Look below for the line with "Write a LaTeX", and from there restate every line word for word until the entries end.

((

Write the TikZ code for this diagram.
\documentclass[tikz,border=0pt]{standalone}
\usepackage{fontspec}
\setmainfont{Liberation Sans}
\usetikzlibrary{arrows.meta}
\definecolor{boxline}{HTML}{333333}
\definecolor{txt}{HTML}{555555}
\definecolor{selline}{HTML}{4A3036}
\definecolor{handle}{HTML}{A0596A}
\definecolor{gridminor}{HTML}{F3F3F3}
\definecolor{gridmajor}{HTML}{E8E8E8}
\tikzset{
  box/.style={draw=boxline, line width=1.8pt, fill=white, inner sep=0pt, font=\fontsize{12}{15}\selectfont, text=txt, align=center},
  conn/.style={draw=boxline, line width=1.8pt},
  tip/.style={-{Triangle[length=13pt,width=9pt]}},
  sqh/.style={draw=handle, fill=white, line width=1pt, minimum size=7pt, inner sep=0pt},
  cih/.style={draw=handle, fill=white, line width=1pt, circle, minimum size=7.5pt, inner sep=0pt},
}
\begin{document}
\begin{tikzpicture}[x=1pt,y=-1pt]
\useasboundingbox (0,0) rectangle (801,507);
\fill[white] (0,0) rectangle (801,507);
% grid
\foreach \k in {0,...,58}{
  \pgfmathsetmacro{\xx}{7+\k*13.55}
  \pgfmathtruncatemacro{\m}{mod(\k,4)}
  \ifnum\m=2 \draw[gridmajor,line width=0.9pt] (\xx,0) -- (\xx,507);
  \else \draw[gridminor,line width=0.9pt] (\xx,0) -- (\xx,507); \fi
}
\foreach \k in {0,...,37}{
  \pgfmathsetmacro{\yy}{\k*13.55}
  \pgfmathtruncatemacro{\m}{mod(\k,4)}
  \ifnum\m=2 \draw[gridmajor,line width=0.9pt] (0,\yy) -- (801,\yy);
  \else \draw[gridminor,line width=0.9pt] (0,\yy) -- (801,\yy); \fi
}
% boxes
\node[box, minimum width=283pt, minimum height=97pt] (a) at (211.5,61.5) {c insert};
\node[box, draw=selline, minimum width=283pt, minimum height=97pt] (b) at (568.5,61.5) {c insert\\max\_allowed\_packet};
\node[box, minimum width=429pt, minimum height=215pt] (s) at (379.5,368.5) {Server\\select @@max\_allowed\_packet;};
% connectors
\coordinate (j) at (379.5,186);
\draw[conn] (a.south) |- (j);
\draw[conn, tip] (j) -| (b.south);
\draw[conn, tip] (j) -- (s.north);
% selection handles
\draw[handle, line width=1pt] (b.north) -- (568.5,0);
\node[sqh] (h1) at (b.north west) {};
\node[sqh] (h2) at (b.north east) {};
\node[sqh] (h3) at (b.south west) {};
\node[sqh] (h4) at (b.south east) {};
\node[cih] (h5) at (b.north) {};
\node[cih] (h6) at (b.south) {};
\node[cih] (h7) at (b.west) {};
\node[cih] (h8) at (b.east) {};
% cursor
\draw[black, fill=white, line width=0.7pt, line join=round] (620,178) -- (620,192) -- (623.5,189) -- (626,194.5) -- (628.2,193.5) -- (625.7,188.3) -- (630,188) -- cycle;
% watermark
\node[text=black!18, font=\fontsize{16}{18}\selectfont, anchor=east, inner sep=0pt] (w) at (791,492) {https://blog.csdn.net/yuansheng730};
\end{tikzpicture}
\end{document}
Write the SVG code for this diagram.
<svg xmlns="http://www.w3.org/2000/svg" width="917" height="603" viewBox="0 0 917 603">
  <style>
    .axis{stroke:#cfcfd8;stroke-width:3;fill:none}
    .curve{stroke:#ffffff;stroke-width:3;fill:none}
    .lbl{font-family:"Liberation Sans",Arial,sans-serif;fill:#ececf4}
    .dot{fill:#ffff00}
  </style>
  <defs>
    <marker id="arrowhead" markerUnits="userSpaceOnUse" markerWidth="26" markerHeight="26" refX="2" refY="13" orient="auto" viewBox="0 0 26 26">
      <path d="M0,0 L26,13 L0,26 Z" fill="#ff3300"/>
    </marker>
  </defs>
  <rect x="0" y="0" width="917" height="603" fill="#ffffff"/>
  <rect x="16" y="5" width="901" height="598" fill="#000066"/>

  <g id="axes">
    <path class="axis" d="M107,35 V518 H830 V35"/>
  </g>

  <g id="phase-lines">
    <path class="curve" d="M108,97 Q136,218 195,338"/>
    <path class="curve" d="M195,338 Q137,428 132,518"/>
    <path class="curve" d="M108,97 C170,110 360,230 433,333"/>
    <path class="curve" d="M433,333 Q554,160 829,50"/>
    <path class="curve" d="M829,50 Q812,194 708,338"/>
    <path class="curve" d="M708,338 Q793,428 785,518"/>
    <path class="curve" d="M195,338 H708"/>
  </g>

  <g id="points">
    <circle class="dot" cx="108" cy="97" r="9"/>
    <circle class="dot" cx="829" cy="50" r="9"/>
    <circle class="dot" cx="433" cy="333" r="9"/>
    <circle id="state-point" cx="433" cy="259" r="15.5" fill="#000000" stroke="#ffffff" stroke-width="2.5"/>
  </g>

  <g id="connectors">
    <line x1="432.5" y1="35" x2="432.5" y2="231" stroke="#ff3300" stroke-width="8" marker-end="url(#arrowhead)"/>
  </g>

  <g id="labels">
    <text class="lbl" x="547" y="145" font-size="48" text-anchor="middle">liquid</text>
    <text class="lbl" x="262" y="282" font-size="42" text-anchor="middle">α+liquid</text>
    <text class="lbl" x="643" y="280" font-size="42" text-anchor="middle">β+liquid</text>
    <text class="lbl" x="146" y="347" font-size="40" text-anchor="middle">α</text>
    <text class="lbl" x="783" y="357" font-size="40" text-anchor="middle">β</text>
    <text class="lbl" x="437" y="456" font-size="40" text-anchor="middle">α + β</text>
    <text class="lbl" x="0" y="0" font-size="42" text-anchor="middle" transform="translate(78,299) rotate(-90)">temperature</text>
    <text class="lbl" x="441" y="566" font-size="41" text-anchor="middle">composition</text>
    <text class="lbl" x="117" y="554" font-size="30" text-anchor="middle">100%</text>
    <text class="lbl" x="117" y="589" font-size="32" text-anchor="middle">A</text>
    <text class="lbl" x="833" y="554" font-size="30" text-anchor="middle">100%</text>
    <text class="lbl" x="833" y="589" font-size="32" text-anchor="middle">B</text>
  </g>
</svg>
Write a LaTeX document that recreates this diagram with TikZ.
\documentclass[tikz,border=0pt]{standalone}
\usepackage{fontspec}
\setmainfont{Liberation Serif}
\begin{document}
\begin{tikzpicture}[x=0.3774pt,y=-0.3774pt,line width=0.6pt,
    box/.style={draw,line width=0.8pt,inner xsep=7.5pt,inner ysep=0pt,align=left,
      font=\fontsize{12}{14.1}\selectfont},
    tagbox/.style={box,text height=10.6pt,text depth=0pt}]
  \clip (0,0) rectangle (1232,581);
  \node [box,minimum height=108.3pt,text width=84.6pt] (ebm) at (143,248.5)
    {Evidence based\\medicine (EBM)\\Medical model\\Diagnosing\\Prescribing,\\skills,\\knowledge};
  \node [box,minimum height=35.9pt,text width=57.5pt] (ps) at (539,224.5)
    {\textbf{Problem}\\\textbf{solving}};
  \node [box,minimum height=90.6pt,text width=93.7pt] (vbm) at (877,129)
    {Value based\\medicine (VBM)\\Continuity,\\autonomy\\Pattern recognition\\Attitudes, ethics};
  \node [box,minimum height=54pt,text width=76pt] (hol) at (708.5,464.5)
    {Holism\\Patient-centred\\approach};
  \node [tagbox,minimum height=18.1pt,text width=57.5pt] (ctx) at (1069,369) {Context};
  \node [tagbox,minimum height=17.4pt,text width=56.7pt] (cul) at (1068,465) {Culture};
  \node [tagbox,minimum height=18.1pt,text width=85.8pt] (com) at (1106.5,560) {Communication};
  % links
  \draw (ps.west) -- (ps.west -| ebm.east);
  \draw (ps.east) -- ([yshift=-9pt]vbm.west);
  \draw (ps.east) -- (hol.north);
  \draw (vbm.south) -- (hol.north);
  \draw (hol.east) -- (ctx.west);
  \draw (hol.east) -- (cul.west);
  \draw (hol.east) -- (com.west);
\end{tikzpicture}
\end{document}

))

Response to this task:
Write a LaTeX document that recreates this diagram with TikZ.
\documentclass[tikz,border=0pt]{standalone}
\usepackage{fontspec}
\setmainfont{Liberation Serif}
\begin{document}
\begin{tikzpicture}[x=0.3774pt,y=-0.3774pt,line width=0.6pt,
    box/.style={draw,line width=0.8pt,inner xsep=7.5pt,inner ysep=0pt,align=left,
      font=\fontsize{12}{14.1}\selectfont},
    tagbox/.style={box,text height=10.6pt,text depth=0pt}]
  \clip (0,0) rectangle (1232,581);
  \node [box,minimum height=108.3pt,text width=84.6pt] (ebm) at (143,248.5)
    {Evidence based\\medicine (EBM)\\Medical model\\Diagnosing\\Prescribing,\\skills,\\knowledge};
  \node [box,minimum height=35.9pt,text width=57.5pt] (ps) at (539,224.5)
    {\textbf{Problem}\\\textbf{solving}};
  \node [box,minimum height=90.6pt,text width=93.7pt] (vbm) at (877,129)
    {Value based\\medicine (VBM)\\Continuity,\\autonomy\\Pattern recognition\\Attitudes, ethics};
  \node [box,minimum height=54pt,text width=76pt] (hol) at (708.5,464.5)
    {Holism\\Patient-centred\\approach};
  \node [tagbox,minimum height=18.1pt,text width=57.5pt] (ctx) at (1069,369) {Context};
  \node [tagbox,minimum height=17.4pt,text width=56.7pt] (cul) at (1068,465) {Culture};
  \node [tagbox,minimum height=18.1pt,text width=85.8pt] (com) at (1106.5,560) {Communication};
  % links
  \draw (ps.west) -- (ps.west -| ebm.east);
  \draw (ps.east) -- ([yshift=-9pt]vbm.west);
  \draw (ps.east) -- (hol.north);
  \draw (vbm.south) -- (hol.north);
  \draw (hol.east) -- (ctx.west);
  \draw (hol.east) -- (cul.west);
  \draw (hol.east) -- (com.west);
\end{tikzpicture}
\end{document}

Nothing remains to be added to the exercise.